O instrumento de crédito via cartão é caro para os emissores de um modo geral e o perfil das dívidas dos consumidores pode fazer com que as instituições se movimentem para diversificar a oferta por meio de outros produtos de crédito, ou tomar a decisão de reduzir a oferta, mirando num público mais específico. Como bem dizia o sociólogo Betinho: “Um país não muda pela sua economia, sua política e nem mesmo sua ciência; muda, sim, pela sua cultura”.

Se a mudança na regra não traz necessariamente transformações estruturais para a economia, ela consegue levantar de forma mais emergencial a bandeira da educação financeira. O Procon-SP prevê uma agenda com representantes do setor de crédito para dialogar sobre ações que possam gerar informações eficazes para o público, como por exemplo, a portabilidade de dívidas, as fases do seu relacionamento com as instituições e demais ações práticas que possam apoiar na gestão das despesas.

Esse movimento, porém, não pode ser pontual: a entrada da disciplina de educação financeira nas escolas, principalmente nas públicas, assim como a inserção da pauta durante a vida adulta, são essenciais. Hoje, o Brasil ocupa a 74ª posição no ranking global que avalia a alfabetização da população em educação financeira, ficando atrás de países considerados os mais pobres do mundo.

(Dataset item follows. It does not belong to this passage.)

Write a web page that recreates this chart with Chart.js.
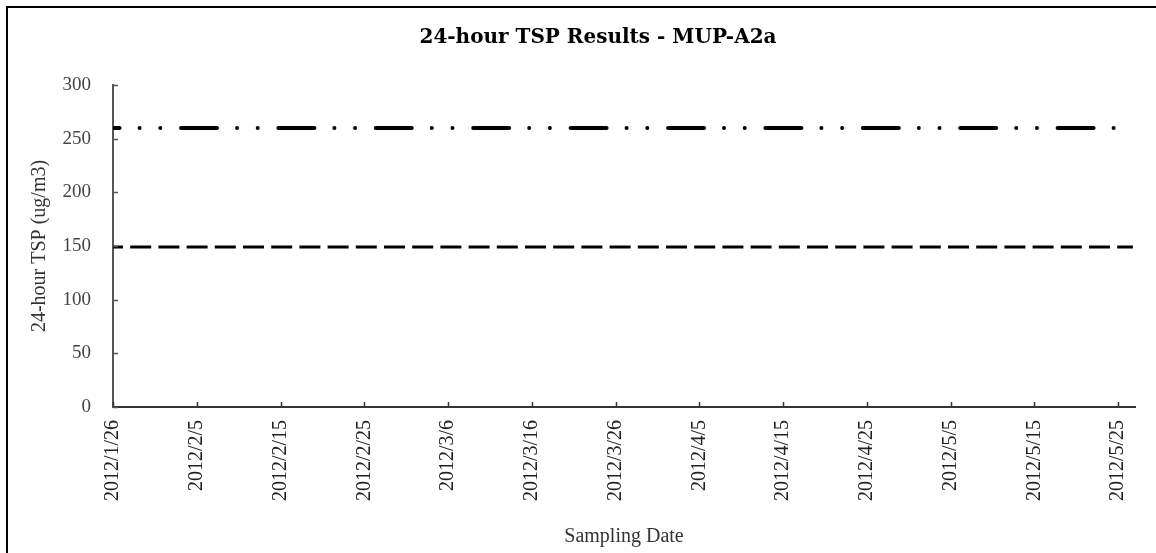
<!DOCTYPE html>
<html>
<head>
<meta charset="utf-8">
<script src="https://cdn.jsdelivr.net/npm/chart.js@4.4.1/dist/chart.umd.min.js"></script>
<style>
    html, body { margin: 0; padding: 0; background: #fff; overflow: hidden; }
    #frame {
        position: absolute;
        left: 6px;
        top: 6px;
        width: 1180px;
        height: 560px;
        border: 2px solid #000;
    }
</style>
</head>
<body>
<div id="frame">
    <canvas id="tspChart" width="1180" height="560"></canvas>
</div>
<script>
// Sampling date axis: days counted from 2012/1/26
const tickDays = [0, 10, 20, 30, 40, 50, 60, 70, 80, 90, 100, 110, 120];
const tickLabels = [
    '2012/1/26', '2012/2/5', '2012/2/15', '2012/2/25', '2012/3/6', '2012/3/16',
    '2012/3/26', '2012/4/5', '2012/4/15', '2012/4/25', '2012/5/5', '2012/5/15', '2012/5/25'
];
const axisEndDay = 122;

// Level lines (ug/m3), start and end of the period
const lineDays = [0, 121.75];
const limitLevel = [260, 260];
const actionLevel = [149, 149];

const yTicks = [0, 50, 100, 150, 200, 250, 300];

function toPoints(days, values) {
    return days.map((d, i) => ({ x: d, y: values[i] }));
}

// Excel style tick marks pointing into the plot
const insideTicks = {
    id: 'insideTicks',
    afterDraw(chart) {
        const { ctx, scales: { x, y } } = chart;
        ctx.save();
        ctx.lineWidth = 1.5;
        ctx.strokeStyle = '#555';
        y.ticks.forEach(t => {
            const py = Math.round(y.getPixelForValue(t.value)) + 0.5;
            ctx.beginPath();
            ctx.moveTo(x.left, py);
            ctx.lineTo(x.left + 5, py);
            ctx.stroke();
        });
        ctx.strokeStyle = '#333';
        x.ticks.forEach(t => {
            const px = Math.round(x.getPixelForValue(t.value)) + 0.5;
            ctx.beginPath();
            ctx.moveTo(px, y.bottom);
            ctx.lineTo(px, y.bottom - 5);
            ctx.stroke();
        });
        ctx.restore();
    }
};

const ctx = document.getElementById('tspChart').getContext('2d');

new Chart(ctx, {
    type: 'line',
    data: {
        datasets: [
            {
                label: 'Action Level',
                data: toPoints(lineDays, actionLevel),
                borderColor: '#000',
                borderWidth: 3,
                borderDash: [21, 7.2],
                borderDashOffset: 11,
                borderCapStyle: 'butt',
                pointRadius: 0,
                fill: false
            },
            {
                label: 'Limit Level',
                data: toPoints(lineDays, limitLevel),
                borderColor: '#000',
                borderWidth: 4,
                borderDash: [36, 20, 0, 20.7, 0, 20.7],
                borderDashOffset: 29.4,
                borderCapStyle: 'round',
                pointRadius: 0,
                fill: false
            }
        ]
    },
    options: {
        responsive: false,
        animation: false,
        devicePixelRatio: 1,
        layout: {
            padding: 0
        },
        plugins: {
            legend: { display: false },
            tooltip: { enabled: false },
            title: {
                display: true,
                text: '24-hour TSP Results - MUP-A2a',
                color: '#000',
                font: { family: 'DejaVu Serif', size: 20, weight: 'bold', lineHeight: 1.2 },
                padding: { top: 18, bottom: 35 }
            }
        },
        scales: {
            x: {
                type: 'linear',
                min: 0,
                max: axisEndDay,
                grid: { display: false, drawTicks: false },
                border: { display: true, color: '#333', width: 2 },
                afterBuildTicks: scale => {
                    scale.ticks = tickDays.map(v => ({ value: v }));
                },
                afterFit: scale => { scale.height = 161; },
                ticks: {
                    autoSkip: false,
                    minRotation: 90,
                    maxRotation: 90,
                    padding: 13,
                    color: '#222',
                    font: { family: 'Liberation Serif', size: 20 },
                    callback: (value, index) => tickLabels[index]
                },
                title: {
                    display: true,
                    text: 'Sampling Date',
                    color: '#333',
                    font: { family: 'Liberation Serif', size: 20, lineHeight: 1.2 },
                    padding: { top: 0, bottom: 19 }
                }
            },
            y: {
                min: 0,
                max: 300,
                grid: { display: false, drawTicks: false },
                border: { display: true, color: '#555', width: 2 },
                afterBuildTicks: scale => {
                    scale.ticks = yTicks.map(v => ({ value: v }));
                },
                afterFit: scale => { scale.width = 105; },
                ticks: {
                    padding: 22,
                    color: '#444',
                    font: { family: 'Liberation Serif', size: 19 }
                },
                title: {
                    display: true,
                    text: '24-hour TSP (ug/m3)',
                    color: '#333',
                    font: { family: 'Liberation Serif', size: 20, lineHeight: 1.2 },
                    padding: { top: 20, bottom: 0 }
                }
            },
            // empty right margin so the chart title stays centred on the whole frame
            yRight: {
                position: 'right',
                display: true,
                grid: { display: false, drawTicks: false },
                border: { display: false },
                ticks: { display: false },
                afterFit: scale => { scale.width = 53; }
            }
        }
    },
    plugins: [insideTicks]
});
</script>
</body>
</html>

Além disso, é necessária maior coordenação desses programas com os principias agentes de fomento de crédito no mercado: os grandes bancos. Educação financeira é um tema complexo e deve entrar na jornada das instituições com os clientes, garantindo mais responsabilidade desses atores no momento da venda de produtos.

Ferramentas baseadas em inteligência artificial e os dados do open finance devem ainda apoiar essa engenharia financeira, mas há também um papel forte relacional que deve ser explorado.